Random Play by Graham Reid

The French Connection

Slavishly following sport isn’t my thing. I like some sport -- rugby, a bit of soccer, that hotdog eating competition they had on Sky Sport the other night -- but to be honest I couldn’t name six current All Blacks. (I’m told Graham Henry can name about 57 of ‘em).

What I do like is the game itself for its own sake and I‘m not into who the players are so much. So like many good folks I will probably watch the rugby this weekend (I only realised it was happening two nights ago) and I’ll sure watch the soccer final.

Being trapped in rainy Raro meant I watched a few games there and so when I came back I naturally tuned in -- such is the life of those who work from home and have no work on -- for the last couple of nail-biters. Soccer is my second favourite sport after hotdog eating.

I don’t remember the last World Cup final, but when the commentator after the game the other dawn said that France had won in 98 I remembered with absolute clarity where I was when that one took place. I was at Dave and Ek’s beach bungalows on a beautiful and largely deserted Thai island.

Dave was American, Ek his Thai wife, and the rest of us there were German, Swiss, Canadian, English -- and a French couple who seemed to complain about every damn thing: one day it was too hot, the next too humid, the food wasn’t as good as in Provence, blah blah blah.

They were real pains and behind their backs the rest of us would laugh at them and swap stories about their new list of whinges and moans.

Then came the football.

It was a gorgeous night and I clearly remember standing on the beach at half time watching flash lightning across the ocean and listening to the long rolls of thunder.

We all sat around and drank beer, smoked joints and watched the game unfold half a world away. It was a wonderful experience, all these people from different places enjoying a common event.

After it was over I wandered back onto the deck overlooking the ocean and sipped another beer.

A Pommie guy joined me and we stood there in silence looking at the rain sweeping across a distant island in the moonlight. Magic.

After at least three minutes of silent reverie the Pommie guy leaned over to me and said, “Pity about the result, eh?”

I said I hadn’t really had a favourite side but I just enjoyed the game for its own sake.

“I don’t mean that,” he said in a slow and measured manner. “I mean, now those fuckin’ Frogs will be completely insufferable.”

The odd thing was, neither of us laughed but actually contemplated the weight of his words.
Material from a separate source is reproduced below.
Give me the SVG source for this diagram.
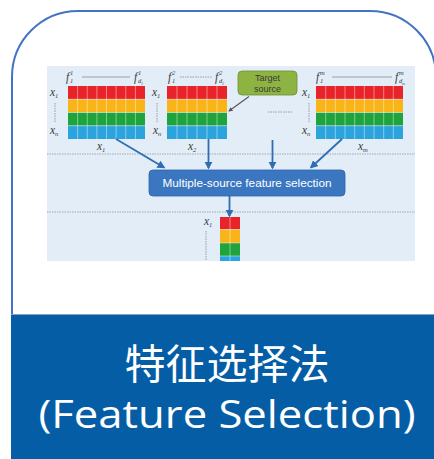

I think we both went to bed dreading breakfast with the French who were, for the first time in a week, cheerful and laughing.

And speaking of dread.

I leave it over to others to comment on this stunning announcement on TV3 news by Mike McRoberts last night: “Trade experts are warning that New Zealand risks being shut out of the biggest economic event of the last 100 years, all because Kiwi companies don’t feel comfortable about China.
“In this final part of her series from Shanghai Ingrid Hipkiss explains why it’s time to be friends with The Dragon”

Over to you people. I’d love to know more about the biggest economic event since 1906, the many subtexts of the language used there -- and maybe whether we might never have known about this if Ingrid Hipkiss hadn’t been on a junket to Shanghai. But thank God she went, huh? The balloon is up.

Couple of other random plays:
Music From Elsewhere on my website is proving extremely popular so my thanks to those who have sent congratulatory e-mails (even those musicians asking for their albums to be included) and especially those who have subscribed. Some more good stuff coming up on Monday too.

If you haven’t checked it out it is here

And lastly another shameless plug: On Wednesday night I am going to speaking at the Auckland City Library on the second floor from about 6.30pm. Burly bouncers will be holding the crowd back until, at 6pm, the heaving throng will be let in for drinks and nibbles before my star turn.

The topic will be travel and travel writing, and I shall be reading some unpublished (unpublishable?) pieces, something from my “award winning” travel book Postcards From Elsewhere (someone from Whitcoulls will be there with copies which you can purchase and I will cheerfully sign), and spinning a few amusing anecdotes.

It should be fun, so if you have nothing more pressing that evening then pop along and say ‘Hi”. You can do dinner afterwards and, hopefully inspired by what I have said, plan a trip to Elsewhere over your entrees. Look forward to seeing you there.

Have a good weekend, and let’s hope if the French and the Australians win they don’t become too insufferable.